**What is asked**
The material below holds pictures; leave them out and reproduce exactly the lines from the one with "Output the web" through the one with "0.9, 0.95, 1.0];", inclusive.
━━━ Dataset extract ━━━
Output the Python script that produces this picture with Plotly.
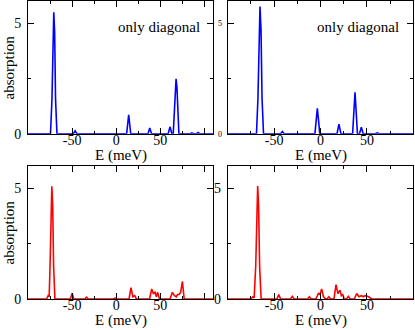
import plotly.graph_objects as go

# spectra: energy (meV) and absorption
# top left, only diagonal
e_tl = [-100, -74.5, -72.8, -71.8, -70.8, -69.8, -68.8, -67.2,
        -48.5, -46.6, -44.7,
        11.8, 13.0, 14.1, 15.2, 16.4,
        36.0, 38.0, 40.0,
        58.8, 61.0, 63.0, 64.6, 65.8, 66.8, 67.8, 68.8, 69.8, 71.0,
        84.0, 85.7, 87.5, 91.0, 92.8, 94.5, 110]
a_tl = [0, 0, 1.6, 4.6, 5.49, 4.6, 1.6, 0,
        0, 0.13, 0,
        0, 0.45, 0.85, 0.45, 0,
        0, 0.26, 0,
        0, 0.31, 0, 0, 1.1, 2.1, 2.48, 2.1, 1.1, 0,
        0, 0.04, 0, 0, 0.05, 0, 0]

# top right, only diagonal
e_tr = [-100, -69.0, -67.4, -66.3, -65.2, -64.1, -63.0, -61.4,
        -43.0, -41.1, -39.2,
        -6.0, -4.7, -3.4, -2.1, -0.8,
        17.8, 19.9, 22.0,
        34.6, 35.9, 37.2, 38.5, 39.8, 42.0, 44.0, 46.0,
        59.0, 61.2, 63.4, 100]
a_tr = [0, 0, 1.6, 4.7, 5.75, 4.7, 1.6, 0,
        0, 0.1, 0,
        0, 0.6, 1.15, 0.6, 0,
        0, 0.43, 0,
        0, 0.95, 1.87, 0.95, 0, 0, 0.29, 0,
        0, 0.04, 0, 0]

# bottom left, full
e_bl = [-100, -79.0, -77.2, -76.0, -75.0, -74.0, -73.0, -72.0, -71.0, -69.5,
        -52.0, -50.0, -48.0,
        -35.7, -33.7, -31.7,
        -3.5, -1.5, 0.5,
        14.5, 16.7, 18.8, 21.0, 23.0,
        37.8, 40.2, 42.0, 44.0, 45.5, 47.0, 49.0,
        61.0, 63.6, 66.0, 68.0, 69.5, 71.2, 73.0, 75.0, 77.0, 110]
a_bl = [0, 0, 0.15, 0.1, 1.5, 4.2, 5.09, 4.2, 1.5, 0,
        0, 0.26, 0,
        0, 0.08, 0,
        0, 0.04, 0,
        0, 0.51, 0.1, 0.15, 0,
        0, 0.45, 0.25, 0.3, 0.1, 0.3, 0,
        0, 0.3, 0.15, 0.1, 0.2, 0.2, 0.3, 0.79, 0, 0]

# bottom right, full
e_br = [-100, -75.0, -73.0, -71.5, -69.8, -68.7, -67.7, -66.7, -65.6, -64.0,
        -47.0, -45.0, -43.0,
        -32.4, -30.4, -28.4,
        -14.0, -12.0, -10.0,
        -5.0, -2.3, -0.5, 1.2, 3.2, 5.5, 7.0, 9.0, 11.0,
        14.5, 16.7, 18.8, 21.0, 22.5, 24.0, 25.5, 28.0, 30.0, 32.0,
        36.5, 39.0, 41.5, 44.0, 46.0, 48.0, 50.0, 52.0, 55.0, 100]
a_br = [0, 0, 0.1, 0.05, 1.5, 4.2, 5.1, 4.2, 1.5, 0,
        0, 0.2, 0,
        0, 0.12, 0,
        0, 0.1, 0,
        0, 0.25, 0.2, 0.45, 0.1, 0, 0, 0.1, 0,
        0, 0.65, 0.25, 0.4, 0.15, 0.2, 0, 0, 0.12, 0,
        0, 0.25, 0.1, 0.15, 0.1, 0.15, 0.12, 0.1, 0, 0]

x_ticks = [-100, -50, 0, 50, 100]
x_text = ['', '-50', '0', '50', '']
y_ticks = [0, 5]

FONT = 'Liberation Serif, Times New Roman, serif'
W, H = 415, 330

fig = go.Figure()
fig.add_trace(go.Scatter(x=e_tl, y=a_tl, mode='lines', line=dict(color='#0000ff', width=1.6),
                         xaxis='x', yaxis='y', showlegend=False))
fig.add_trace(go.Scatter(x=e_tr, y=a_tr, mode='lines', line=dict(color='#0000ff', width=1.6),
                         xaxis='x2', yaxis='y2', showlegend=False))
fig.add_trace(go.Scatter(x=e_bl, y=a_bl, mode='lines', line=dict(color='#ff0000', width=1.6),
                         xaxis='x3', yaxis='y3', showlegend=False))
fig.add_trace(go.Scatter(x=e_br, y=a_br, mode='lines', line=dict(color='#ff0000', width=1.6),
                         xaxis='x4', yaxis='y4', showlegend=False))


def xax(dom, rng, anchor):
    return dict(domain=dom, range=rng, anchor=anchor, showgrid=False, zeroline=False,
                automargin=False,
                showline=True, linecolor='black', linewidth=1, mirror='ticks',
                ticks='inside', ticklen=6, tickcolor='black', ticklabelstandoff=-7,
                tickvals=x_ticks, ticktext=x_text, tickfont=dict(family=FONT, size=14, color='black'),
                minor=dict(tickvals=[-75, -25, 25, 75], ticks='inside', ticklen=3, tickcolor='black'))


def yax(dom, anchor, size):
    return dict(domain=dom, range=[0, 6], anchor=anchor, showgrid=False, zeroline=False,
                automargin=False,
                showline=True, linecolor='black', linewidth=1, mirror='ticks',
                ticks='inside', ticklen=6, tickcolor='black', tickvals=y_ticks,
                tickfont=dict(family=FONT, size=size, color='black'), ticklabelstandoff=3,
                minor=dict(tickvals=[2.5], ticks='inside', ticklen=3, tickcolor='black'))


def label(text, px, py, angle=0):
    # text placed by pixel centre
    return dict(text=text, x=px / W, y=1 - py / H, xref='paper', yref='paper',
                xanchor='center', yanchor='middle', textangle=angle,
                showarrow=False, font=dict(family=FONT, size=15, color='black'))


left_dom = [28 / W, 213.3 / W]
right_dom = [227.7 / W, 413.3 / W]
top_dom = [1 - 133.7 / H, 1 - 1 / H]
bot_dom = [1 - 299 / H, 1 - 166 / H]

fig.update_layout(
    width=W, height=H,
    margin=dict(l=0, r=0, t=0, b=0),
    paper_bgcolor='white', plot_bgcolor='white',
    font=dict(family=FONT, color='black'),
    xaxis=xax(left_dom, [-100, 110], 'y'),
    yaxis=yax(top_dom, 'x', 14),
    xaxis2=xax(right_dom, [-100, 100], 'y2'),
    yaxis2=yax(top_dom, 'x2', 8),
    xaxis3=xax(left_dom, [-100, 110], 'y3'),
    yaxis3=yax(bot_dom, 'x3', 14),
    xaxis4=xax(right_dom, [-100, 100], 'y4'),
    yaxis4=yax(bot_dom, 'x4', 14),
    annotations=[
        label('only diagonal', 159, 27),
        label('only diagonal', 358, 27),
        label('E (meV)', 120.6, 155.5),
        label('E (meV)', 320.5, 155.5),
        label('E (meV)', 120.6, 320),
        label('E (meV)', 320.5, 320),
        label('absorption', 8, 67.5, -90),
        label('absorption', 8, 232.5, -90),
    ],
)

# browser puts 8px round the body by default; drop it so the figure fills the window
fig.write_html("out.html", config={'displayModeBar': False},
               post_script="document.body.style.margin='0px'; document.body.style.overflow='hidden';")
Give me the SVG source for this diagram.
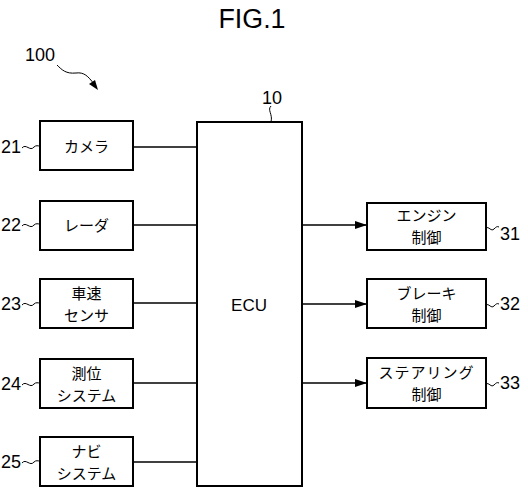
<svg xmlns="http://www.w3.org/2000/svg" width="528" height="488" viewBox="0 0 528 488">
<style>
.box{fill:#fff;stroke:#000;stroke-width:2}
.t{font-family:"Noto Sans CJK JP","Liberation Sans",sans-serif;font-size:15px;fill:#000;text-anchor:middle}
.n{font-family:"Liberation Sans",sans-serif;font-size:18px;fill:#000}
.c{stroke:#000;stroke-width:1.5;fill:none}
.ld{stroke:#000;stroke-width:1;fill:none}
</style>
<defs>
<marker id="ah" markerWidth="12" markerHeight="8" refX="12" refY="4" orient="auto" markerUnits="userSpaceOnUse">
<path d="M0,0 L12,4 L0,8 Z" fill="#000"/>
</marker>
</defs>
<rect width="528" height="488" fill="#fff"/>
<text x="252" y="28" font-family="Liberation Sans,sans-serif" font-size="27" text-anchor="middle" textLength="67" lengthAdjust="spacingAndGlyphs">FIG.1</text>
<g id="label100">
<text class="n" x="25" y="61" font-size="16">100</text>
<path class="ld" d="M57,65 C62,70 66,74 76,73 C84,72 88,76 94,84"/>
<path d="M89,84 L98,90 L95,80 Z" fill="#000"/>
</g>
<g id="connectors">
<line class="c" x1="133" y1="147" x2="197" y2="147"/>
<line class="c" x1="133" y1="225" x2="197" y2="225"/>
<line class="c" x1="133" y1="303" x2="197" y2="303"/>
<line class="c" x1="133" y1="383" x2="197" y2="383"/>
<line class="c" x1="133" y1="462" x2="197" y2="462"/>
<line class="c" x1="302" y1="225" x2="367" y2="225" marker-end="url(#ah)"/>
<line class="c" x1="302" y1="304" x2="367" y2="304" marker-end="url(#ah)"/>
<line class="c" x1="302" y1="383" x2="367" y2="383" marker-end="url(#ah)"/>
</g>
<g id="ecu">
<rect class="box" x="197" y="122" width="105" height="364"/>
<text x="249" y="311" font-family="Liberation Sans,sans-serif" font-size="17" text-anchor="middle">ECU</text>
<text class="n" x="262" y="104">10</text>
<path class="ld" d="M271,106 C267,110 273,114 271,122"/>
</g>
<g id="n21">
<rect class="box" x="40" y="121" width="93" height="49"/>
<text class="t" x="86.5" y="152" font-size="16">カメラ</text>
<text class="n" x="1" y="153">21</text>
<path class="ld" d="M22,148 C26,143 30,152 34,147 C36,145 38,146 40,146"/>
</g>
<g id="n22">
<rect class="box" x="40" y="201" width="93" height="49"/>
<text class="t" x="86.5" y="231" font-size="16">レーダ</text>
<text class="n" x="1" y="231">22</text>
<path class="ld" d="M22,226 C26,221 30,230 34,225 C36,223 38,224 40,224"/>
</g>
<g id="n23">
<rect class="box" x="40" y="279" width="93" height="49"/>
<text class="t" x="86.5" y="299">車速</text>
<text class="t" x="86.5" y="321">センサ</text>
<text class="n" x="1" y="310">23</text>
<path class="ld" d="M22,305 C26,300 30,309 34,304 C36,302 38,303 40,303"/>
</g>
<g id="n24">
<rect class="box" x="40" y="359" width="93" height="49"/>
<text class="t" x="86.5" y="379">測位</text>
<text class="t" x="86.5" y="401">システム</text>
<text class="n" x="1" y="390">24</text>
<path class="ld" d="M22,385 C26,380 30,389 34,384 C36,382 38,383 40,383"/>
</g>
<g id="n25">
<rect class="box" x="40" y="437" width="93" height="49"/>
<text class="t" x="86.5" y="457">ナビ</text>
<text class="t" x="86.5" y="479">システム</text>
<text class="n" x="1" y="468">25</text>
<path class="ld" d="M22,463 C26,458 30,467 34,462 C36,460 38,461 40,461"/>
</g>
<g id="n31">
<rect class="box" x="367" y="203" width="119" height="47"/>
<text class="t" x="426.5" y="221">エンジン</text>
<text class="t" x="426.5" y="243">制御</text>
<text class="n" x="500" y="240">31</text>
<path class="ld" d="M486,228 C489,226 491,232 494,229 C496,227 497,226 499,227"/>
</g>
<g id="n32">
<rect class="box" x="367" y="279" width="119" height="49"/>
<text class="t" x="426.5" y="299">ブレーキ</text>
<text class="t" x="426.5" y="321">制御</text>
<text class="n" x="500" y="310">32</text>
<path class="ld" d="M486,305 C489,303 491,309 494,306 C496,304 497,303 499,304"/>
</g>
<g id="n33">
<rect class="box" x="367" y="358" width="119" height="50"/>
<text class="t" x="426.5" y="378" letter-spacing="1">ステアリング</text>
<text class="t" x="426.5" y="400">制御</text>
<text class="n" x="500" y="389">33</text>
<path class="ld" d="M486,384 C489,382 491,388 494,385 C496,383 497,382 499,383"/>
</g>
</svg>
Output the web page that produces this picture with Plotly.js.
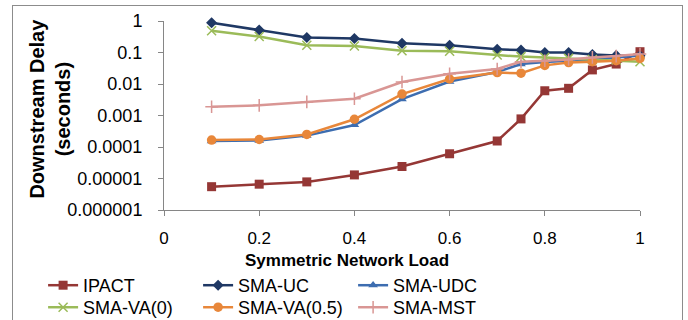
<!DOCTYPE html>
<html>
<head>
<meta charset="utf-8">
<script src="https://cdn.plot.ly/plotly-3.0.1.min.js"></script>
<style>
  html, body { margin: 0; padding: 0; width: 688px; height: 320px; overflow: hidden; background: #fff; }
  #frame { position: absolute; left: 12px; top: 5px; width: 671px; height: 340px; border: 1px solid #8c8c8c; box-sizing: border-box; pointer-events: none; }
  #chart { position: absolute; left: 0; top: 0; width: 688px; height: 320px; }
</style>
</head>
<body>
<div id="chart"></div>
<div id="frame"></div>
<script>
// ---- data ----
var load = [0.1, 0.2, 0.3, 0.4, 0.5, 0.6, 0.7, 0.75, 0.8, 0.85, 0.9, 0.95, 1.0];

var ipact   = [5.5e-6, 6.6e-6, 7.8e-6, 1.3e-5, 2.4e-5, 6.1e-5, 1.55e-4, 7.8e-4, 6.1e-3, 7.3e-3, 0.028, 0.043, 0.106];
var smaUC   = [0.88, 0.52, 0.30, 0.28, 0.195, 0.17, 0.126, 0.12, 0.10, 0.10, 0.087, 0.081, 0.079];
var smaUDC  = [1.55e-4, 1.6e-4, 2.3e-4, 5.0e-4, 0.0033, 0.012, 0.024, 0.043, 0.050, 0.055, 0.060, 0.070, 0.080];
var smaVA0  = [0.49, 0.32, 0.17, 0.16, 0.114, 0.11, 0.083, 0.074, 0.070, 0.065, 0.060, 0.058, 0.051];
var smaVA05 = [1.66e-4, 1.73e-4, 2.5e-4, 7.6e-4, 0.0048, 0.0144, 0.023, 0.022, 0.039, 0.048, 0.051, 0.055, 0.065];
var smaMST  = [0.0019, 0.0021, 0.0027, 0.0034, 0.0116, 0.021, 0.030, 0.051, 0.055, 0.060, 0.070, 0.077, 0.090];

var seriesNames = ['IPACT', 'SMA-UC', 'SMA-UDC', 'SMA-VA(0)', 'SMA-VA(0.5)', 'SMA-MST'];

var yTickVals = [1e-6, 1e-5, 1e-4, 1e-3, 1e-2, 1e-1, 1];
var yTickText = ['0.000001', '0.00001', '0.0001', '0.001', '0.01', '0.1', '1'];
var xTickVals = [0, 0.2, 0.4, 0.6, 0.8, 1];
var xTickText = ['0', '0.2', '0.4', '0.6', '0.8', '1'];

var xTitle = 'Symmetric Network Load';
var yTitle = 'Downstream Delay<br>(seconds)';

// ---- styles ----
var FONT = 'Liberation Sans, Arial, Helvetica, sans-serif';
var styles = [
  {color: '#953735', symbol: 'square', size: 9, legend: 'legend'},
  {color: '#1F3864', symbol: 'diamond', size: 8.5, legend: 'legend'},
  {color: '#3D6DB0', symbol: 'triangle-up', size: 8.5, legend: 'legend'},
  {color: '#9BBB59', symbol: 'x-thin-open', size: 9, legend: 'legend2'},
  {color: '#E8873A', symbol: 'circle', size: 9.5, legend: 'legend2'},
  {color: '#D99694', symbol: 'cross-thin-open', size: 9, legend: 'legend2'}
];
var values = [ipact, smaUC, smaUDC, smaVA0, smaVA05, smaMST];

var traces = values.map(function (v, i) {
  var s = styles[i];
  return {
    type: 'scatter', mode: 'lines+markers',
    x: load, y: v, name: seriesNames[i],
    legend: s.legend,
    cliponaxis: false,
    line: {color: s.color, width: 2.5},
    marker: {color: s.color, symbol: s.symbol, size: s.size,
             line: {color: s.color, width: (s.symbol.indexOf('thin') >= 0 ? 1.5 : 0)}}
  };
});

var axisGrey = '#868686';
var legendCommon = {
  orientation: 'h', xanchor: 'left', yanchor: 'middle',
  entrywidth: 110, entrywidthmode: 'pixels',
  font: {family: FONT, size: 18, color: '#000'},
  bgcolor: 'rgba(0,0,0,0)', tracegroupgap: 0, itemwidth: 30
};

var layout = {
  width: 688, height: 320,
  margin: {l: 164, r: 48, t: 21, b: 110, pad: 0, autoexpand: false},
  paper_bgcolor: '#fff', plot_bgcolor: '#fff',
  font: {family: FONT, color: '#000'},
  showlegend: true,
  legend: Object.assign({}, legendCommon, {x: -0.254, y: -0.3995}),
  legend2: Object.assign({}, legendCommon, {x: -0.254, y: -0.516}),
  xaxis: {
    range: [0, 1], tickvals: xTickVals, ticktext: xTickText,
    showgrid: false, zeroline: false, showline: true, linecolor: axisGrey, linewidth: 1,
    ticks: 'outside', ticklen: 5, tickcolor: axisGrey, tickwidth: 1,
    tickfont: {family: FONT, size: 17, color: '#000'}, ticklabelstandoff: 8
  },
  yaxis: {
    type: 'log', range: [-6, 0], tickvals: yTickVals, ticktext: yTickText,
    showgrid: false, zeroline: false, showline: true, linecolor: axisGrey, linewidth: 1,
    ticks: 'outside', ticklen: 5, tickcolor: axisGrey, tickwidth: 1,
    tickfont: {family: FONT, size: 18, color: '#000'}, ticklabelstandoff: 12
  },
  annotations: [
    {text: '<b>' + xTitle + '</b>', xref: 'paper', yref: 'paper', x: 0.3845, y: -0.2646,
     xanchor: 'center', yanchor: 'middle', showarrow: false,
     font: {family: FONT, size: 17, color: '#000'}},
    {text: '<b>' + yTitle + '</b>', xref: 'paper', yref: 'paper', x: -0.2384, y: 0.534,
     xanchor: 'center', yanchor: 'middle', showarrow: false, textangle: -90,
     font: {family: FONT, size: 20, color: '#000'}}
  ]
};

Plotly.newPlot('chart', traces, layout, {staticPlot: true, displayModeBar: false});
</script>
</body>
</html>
━━━
**Output for this exercise**
Output the web page that produces this picture with Plotly.js.
<!DOCTYPE html>
<html>
<head>
<meta charset="utf-8">
<script src="https://cdn.plot.ly/plotly-3.0.1.min.js"></script>
<style>
  html, body { margin: 0; padding: 0; width: 688px; height: 320px; overflow: hidden; background: #fff; }
  #frame { position: absolute; left: 12px; top: 5px; width: 671px; height: 340px; border: 1px solid #8c8c8c; box-sizing: border-box; pointer-events: none; }
  #chart { position: absolute; left: 0; top: 0; width: 688px; height: 320px; }
</style>
</head>
<body>
<div id="chart"></div>
<div id="frame"></div>
<script>
// ---- data ----
var load = [0.1, 0.2, 0.3, 0.4, 0.5, 0.6, 0.7, 0.75, 0.8, 0.85, 0.9, 0.95, 1.0];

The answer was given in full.